§ What is being asked:
Omit every picture, and retype the lines that run from the beginning of the data below through the line containing "from matplotlib.ticker import MultipleLocator", inclusive.

[Entries with chart source code]
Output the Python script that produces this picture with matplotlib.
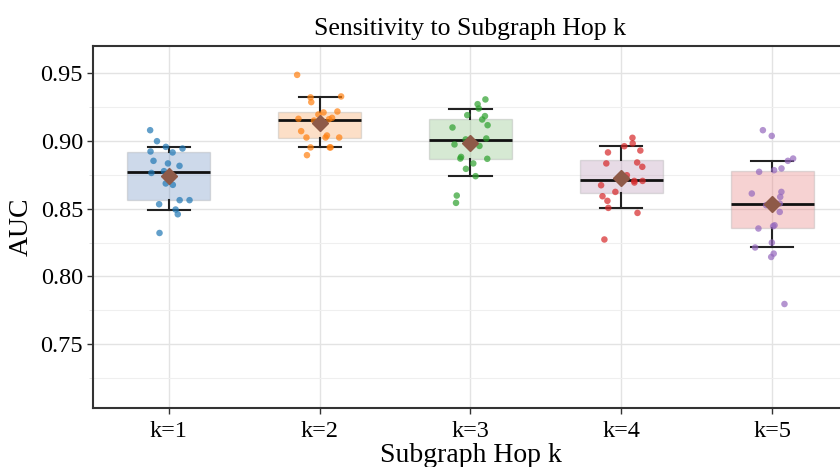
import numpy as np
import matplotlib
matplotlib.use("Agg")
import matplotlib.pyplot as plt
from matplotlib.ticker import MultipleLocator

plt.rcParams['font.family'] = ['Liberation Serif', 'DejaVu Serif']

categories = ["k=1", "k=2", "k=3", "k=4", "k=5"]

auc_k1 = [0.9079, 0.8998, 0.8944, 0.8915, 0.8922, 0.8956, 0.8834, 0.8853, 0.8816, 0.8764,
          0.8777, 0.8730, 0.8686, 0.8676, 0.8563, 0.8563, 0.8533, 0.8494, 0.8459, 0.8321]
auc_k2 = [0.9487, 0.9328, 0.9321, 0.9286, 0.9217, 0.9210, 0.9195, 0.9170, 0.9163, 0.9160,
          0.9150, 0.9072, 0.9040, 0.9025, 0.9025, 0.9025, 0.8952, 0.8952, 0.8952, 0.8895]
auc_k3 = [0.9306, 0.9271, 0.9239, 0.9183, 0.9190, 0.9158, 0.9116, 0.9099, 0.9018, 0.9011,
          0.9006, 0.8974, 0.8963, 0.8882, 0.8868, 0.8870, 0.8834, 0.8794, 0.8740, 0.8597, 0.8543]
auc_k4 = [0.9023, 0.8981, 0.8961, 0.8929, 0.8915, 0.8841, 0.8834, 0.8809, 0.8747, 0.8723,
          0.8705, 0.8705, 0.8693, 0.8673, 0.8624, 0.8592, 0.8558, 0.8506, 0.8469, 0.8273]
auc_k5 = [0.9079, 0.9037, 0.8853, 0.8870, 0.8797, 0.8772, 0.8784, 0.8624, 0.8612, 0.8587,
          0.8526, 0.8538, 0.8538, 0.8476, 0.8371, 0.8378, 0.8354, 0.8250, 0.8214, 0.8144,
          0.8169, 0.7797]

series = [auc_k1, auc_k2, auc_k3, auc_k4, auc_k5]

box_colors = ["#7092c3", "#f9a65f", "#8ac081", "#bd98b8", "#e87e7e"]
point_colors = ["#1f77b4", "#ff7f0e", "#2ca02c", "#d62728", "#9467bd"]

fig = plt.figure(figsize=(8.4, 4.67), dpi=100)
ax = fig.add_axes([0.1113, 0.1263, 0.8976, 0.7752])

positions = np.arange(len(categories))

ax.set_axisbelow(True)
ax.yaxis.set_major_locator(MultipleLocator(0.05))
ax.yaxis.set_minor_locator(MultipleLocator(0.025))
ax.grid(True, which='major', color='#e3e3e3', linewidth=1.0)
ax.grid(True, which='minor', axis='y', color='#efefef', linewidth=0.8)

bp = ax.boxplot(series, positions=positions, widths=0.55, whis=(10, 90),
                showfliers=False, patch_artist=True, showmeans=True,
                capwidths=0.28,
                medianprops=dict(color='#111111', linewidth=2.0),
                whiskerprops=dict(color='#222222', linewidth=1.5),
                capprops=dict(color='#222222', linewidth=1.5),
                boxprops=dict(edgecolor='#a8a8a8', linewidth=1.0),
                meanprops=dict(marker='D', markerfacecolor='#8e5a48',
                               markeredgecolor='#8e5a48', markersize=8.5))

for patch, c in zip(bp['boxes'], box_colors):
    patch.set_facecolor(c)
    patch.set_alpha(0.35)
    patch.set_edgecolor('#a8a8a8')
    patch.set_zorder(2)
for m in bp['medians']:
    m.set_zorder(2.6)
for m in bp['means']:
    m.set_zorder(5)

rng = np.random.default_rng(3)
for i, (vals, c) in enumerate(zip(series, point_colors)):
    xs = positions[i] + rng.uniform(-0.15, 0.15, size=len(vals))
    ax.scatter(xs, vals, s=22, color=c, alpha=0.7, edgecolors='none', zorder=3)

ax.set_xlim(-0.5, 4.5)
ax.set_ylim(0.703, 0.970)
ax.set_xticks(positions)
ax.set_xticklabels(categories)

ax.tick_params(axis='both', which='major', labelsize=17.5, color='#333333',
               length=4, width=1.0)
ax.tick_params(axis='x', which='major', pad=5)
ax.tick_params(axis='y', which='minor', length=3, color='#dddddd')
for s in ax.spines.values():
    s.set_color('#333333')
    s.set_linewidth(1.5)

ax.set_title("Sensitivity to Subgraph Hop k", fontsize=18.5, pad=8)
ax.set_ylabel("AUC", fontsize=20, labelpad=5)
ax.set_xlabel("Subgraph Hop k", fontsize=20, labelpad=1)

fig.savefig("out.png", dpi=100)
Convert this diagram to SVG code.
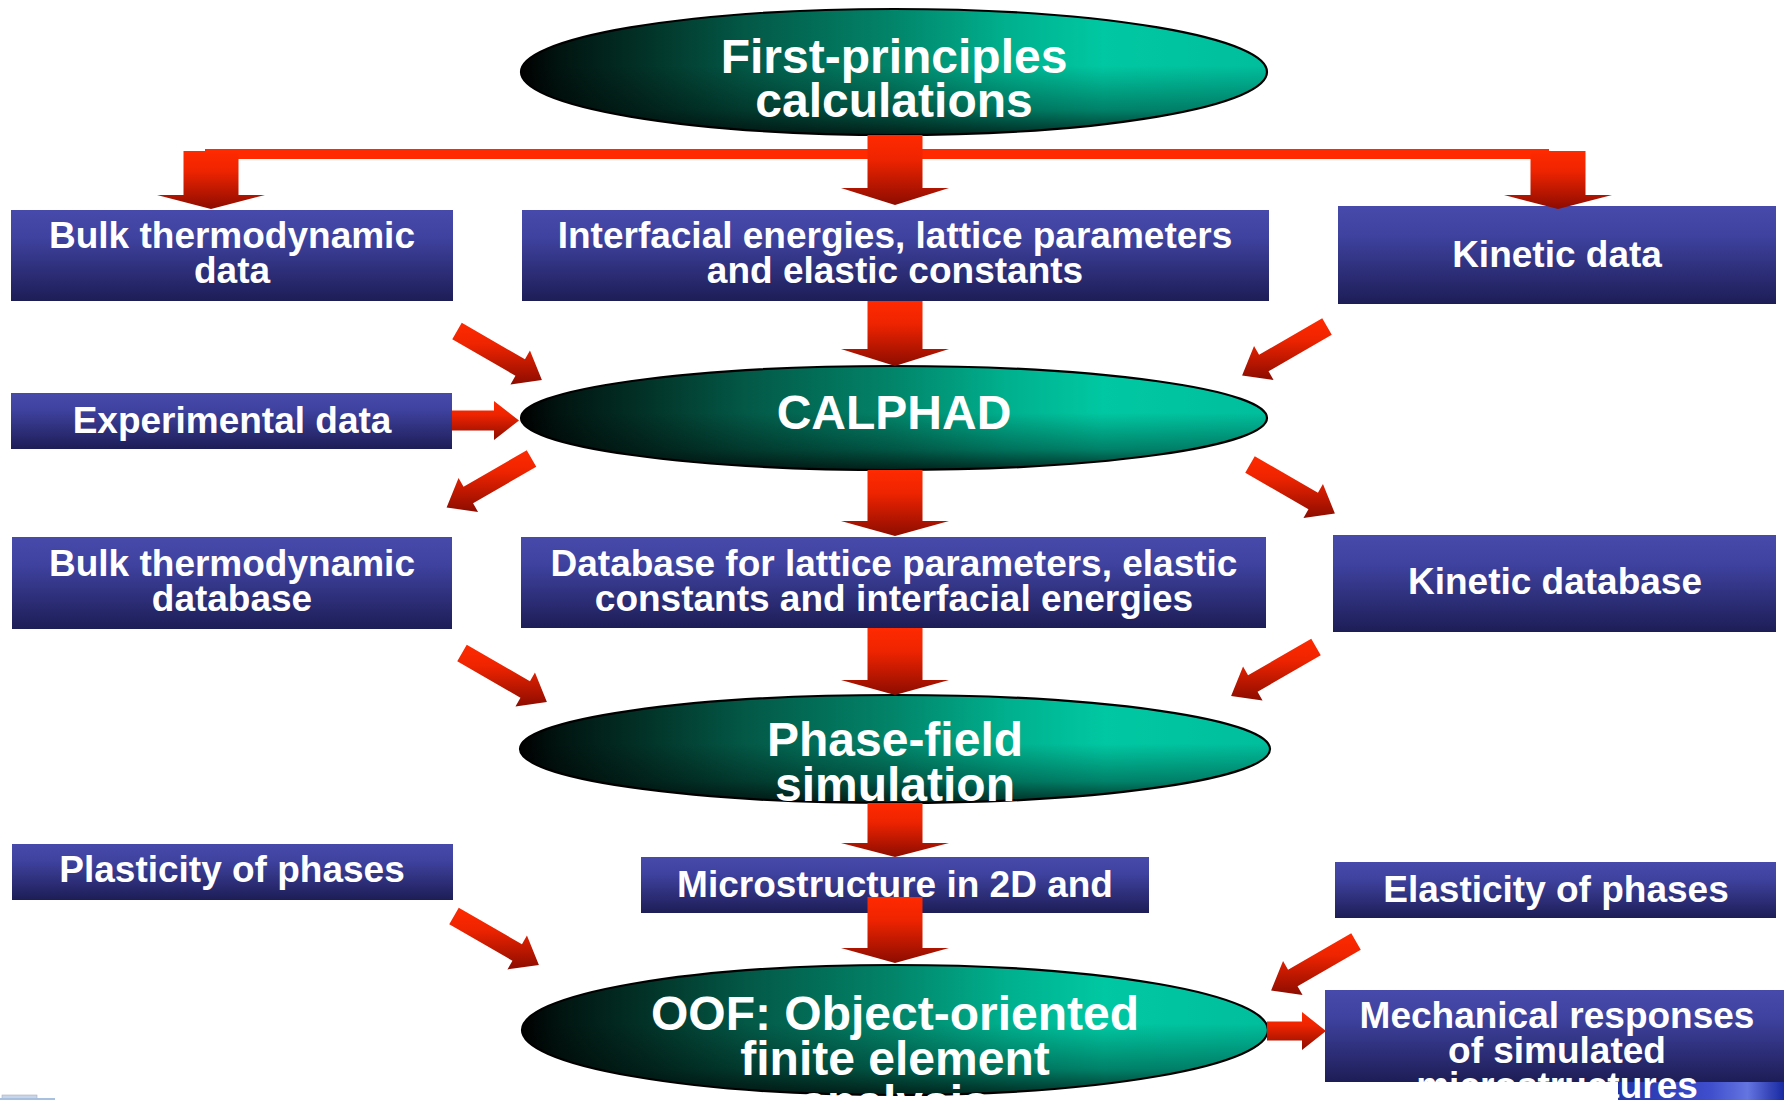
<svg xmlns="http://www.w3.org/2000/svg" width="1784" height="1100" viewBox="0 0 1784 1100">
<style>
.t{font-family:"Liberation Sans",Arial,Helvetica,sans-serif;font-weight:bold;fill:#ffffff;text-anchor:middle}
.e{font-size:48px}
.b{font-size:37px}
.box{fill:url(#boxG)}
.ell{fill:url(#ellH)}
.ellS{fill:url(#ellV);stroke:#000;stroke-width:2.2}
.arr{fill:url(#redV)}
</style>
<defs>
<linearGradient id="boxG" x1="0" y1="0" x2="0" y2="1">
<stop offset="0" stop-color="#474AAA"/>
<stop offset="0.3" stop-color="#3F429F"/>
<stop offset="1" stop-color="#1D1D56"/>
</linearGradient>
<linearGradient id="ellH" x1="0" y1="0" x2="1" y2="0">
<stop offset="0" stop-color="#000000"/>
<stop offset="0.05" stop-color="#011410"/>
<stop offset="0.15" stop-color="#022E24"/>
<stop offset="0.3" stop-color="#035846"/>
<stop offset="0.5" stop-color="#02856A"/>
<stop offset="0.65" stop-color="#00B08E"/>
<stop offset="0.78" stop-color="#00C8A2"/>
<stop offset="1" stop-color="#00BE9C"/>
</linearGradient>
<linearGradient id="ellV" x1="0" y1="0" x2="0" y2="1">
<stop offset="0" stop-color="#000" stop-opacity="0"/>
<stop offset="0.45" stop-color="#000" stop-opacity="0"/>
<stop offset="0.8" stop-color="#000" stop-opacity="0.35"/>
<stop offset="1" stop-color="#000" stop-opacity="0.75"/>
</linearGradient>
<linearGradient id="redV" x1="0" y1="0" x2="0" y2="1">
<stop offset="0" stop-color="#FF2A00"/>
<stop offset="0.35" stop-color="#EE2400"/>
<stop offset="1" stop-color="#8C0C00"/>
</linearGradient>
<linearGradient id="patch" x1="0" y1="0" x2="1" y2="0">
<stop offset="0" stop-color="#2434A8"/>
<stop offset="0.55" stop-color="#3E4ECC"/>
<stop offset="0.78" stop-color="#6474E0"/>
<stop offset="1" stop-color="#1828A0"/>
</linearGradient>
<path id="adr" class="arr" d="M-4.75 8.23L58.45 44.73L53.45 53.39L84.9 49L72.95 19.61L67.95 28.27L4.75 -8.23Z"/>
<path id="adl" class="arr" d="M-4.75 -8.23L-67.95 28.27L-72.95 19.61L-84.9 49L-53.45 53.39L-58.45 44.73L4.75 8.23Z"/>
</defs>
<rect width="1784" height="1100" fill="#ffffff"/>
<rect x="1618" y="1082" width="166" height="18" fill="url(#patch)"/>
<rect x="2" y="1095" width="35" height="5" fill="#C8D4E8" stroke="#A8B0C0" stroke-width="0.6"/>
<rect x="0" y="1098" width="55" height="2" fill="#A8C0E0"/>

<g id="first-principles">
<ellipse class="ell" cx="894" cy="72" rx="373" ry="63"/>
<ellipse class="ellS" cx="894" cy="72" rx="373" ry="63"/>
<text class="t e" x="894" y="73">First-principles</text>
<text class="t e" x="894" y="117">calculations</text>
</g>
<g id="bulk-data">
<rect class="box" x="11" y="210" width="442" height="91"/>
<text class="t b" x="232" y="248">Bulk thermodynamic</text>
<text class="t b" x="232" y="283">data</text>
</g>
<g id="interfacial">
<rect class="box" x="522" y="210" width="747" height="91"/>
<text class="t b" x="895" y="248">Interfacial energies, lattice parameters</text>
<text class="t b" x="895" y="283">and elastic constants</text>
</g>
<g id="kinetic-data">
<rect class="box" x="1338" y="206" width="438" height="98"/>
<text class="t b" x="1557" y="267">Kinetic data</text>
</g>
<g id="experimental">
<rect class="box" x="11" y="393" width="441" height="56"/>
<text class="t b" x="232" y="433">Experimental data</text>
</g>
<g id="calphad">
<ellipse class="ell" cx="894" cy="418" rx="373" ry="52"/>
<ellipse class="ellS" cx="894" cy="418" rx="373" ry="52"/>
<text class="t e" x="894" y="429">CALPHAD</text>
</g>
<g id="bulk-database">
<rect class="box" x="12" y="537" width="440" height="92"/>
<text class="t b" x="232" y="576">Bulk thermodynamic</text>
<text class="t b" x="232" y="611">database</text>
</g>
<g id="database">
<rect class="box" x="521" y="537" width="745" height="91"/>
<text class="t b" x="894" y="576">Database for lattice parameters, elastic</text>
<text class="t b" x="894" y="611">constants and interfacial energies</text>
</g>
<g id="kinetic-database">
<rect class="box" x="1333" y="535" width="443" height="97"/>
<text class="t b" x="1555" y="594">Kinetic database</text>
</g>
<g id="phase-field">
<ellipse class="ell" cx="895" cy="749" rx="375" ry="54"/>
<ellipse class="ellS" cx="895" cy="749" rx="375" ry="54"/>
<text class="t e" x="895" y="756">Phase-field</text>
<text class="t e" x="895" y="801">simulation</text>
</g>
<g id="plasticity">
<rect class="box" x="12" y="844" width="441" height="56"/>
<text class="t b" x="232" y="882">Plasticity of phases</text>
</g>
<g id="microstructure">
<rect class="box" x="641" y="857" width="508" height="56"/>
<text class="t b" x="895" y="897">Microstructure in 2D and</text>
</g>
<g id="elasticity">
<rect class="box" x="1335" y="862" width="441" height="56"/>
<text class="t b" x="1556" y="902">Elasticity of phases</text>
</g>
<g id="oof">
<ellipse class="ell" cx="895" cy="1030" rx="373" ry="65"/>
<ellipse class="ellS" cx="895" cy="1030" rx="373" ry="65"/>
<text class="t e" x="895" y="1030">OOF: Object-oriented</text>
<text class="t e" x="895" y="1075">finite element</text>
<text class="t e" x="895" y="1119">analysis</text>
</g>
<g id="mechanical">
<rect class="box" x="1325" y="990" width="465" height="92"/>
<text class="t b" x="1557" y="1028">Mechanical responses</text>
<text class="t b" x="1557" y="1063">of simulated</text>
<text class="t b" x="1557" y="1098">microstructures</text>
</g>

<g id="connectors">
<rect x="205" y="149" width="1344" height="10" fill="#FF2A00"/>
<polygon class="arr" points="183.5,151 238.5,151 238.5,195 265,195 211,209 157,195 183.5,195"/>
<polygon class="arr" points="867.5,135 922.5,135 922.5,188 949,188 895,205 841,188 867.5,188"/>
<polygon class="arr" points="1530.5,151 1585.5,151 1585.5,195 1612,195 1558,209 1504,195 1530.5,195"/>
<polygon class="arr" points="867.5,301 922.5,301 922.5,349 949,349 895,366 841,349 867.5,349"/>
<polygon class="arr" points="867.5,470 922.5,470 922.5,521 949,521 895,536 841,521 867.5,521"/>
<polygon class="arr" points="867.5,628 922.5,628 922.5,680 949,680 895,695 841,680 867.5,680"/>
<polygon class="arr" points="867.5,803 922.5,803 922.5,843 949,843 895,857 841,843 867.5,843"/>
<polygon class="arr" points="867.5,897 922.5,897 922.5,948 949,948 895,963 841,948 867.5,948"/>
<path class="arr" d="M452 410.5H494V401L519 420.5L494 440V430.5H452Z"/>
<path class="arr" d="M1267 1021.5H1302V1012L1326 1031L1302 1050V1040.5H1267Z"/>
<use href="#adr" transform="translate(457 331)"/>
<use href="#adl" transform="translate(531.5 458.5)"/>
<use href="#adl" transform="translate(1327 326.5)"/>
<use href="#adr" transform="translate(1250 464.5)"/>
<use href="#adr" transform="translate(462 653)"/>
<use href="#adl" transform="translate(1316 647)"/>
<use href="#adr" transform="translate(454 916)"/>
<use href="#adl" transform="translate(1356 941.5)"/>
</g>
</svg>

§ Complete answer:
Output the Python script that produces this picture with matplotlib.
import numpy as np
import matplotlib
matplotlib.use("Agg")
import matplotlib.pyplot as plt
from matplotlib.ticker import MultipleLocator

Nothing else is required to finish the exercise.